--- BEGIN ---

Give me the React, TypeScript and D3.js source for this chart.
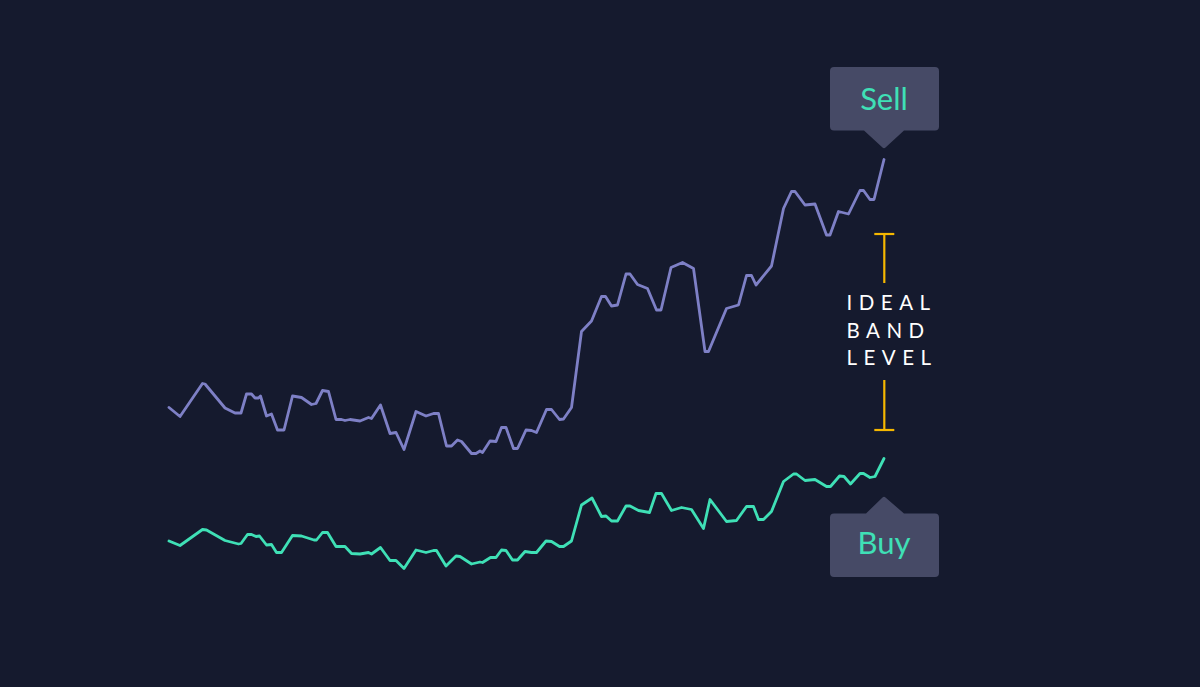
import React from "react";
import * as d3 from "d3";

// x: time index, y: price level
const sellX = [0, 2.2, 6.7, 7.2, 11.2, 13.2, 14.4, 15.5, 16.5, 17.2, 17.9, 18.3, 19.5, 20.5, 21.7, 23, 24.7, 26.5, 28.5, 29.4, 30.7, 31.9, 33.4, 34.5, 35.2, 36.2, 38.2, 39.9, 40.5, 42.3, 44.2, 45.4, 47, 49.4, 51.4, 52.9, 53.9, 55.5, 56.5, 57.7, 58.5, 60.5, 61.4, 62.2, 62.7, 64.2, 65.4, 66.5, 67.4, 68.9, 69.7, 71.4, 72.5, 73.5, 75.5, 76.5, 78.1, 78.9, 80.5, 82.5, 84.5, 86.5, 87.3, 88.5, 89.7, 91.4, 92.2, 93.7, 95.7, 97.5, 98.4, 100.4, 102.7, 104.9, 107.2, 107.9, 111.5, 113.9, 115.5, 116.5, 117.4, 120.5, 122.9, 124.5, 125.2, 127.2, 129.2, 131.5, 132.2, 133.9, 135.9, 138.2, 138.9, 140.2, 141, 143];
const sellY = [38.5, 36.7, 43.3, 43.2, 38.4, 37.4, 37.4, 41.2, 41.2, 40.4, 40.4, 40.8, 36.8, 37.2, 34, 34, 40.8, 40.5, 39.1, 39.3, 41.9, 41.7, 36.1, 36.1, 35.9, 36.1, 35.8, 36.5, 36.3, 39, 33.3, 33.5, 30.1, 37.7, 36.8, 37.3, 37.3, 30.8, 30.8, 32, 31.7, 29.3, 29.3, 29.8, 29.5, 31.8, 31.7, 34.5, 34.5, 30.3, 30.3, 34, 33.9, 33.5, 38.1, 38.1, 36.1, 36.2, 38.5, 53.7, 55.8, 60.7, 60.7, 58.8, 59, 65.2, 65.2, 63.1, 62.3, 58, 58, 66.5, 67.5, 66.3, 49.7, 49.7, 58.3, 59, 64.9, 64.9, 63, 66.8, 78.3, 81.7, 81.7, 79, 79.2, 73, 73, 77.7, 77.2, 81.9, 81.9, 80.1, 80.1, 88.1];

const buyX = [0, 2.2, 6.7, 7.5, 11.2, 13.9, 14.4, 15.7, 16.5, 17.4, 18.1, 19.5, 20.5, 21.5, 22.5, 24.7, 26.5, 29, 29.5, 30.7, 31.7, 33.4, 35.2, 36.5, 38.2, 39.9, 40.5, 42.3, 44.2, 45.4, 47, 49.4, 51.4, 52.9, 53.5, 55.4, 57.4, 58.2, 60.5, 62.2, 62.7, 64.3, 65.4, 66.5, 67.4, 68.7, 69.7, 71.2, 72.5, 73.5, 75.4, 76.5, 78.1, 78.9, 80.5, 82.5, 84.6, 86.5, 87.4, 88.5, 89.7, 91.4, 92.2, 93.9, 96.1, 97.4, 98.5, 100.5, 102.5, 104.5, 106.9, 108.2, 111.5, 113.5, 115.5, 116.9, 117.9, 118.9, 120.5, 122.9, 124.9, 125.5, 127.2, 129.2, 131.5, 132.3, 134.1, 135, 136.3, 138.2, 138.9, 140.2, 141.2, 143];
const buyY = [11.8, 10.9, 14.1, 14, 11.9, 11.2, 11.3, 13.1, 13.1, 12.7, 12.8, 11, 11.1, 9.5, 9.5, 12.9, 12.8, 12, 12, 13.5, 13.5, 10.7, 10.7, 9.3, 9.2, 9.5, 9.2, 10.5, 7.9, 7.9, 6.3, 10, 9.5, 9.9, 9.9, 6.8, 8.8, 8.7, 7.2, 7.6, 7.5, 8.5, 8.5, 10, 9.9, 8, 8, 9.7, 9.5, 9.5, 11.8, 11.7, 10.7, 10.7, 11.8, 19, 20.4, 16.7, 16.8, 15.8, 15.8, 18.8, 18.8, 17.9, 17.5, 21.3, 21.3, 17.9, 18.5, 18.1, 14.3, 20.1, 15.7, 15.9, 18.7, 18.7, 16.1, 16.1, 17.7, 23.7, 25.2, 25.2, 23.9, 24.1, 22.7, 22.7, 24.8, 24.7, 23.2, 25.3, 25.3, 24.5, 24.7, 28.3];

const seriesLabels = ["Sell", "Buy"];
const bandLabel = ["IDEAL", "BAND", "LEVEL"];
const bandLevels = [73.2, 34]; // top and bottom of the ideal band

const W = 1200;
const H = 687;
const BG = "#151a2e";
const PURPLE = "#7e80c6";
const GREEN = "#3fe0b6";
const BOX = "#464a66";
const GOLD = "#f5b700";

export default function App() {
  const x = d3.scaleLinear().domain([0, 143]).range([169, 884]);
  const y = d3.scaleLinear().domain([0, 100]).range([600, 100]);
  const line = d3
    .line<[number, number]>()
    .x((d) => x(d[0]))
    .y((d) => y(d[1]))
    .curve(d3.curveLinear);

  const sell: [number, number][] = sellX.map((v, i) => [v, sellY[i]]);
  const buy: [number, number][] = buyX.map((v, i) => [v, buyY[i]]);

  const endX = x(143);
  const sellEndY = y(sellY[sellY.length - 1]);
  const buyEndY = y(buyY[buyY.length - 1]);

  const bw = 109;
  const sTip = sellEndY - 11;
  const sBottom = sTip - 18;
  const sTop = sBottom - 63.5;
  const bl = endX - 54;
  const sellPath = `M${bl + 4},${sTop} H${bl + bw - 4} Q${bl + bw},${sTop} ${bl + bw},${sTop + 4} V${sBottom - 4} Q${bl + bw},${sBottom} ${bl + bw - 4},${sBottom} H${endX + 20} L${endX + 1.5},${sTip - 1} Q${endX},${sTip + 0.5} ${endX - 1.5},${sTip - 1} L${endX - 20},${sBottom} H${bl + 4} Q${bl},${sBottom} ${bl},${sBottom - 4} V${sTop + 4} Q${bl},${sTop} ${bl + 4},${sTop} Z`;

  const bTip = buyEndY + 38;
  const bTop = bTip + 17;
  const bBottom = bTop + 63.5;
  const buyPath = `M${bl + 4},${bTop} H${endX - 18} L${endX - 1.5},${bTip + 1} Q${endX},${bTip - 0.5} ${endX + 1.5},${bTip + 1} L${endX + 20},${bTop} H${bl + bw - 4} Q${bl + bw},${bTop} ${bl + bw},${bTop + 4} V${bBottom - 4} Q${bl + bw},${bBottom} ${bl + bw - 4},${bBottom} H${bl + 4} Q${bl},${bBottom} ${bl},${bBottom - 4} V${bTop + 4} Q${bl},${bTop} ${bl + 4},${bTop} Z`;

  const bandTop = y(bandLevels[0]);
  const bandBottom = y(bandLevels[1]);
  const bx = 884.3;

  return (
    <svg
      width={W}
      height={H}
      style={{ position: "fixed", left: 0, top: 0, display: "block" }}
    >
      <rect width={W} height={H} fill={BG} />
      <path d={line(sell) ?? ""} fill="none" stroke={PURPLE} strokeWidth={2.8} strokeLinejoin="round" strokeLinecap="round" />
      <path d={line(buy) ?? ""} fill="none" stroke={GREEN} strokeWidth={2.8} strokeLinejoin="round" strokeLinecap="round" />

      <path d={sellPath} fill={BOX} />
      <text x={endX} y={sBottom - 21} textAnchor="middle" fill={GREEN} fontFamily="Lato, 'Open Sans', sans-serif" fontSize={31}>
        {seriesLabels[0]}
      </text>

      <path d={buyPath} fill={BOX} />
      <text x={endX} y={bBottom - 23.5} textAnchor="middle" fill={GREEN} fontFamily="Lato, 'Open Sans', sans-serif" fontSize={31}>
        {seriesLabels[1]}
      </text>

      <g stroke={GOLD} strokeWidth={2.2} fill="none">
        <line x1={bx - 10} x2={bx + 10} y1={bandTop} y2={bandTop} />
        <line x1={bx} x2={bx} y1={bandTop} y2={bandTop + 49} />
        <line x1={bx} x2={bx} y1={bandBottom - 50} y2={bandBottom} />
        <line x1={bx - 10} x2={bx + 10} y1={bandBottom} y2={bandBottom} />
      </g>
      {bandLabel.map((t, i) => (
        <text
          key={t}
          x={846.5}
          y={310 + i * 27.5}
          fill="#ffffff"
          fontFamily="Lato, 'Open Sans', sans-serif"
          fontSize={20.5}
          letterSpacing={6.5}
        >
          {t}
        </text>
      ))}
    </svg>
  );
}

--- END ---

- **TASK DESCRIPTION**
The lines from the top of the data above through the one holding "80.1, 80.1, 88.1];" are to be repeated exactly, and only those, with no pictures.

- **FINAL RESULT**
Give me the React, TypeScript and D3.js source for this chart.
import React from "react";
import * as d3 from "d3";

// x: time index, y: price level
const sellX = [0, 2.2, 6.7, 7.2, 11.2, 13.2, 14.4, 15.5, 16.5, 17.2, 17.9, 18.3, 19.5, 20.5, 21.7, 23, 24.7, 26.5, 28.5, 29.4, 30.7, 31.9, 33.4, 34.5, 35.2, 36.2, 38.2, 39.9, 40.5, 42.3, 44.2, 45.4, 47, 49.4, 51.4, 52.9, 53.9, 55.5, 56.5, 57.7, 58.5, 60.5, 61.4, 62.2, 62.7, 64.2, 65.4, 66.5, 67.4, 68.9, 69.7, 71.4, 72.5, 73.5, 75.5, 76.5, 78.1, 78.9, 80.5, 82.5, 84.5, 86.5, 87.3, 88.5, 89.7, 91.4, 92.2, 93.7, 95.7, 97.5, 98.4, 100.4, 102.7, 104.9, 107.2, 107.9, 111.5, 113.9, 115.5, 116.5, 117.4, 120.5, 122.9, 124.5, 125.2, 127.2, 129.2, 131.5, 132.2, 133.9, 135.9, 138.2, 138.9, 140.2, 141, 143];
const sellY = [38.5, 36.7, 43.3, 43.2, 38.4, 37.4, 37.4, 41.2, 41.2, 40.4, 40.4, 40.8, 36.8, 37.2, 34, 34, 40.8, 40.5, 39.1, 39.3, 41.9, 41.7, 36.1, 36.1, 35.9, 36.1, 35.8, 36.5, 36.3, 39, 33.3, 33.5, 30.1, 37.7, 36.8, 37.3, 37.3, 30.8, 30.8, 32, 31.7, 29.3, 29.3, 29.8, 29.5, 31.8, 31.7, 34.5, 34.5, 30.3, 30.3, 34, 33.9, 33.5, 38.1, 38.1, 36.1, 36.2, 38.5, 53.7, 55.8, 60.7, 60.7, 58.8, 59, 65.2, 65.2, 63.1, 62.3, 58, 58, 66.5, 67.5, 66.3, 49.7, 49.7, 58.3, 59, 64.9, 64.9, 63, 66.8, 78.3, 81.7, 81.7, 79, 79.2, 73, 73, 77.7, 77.2, 81.9, 81.9, 80.1, 80.1, 88.1];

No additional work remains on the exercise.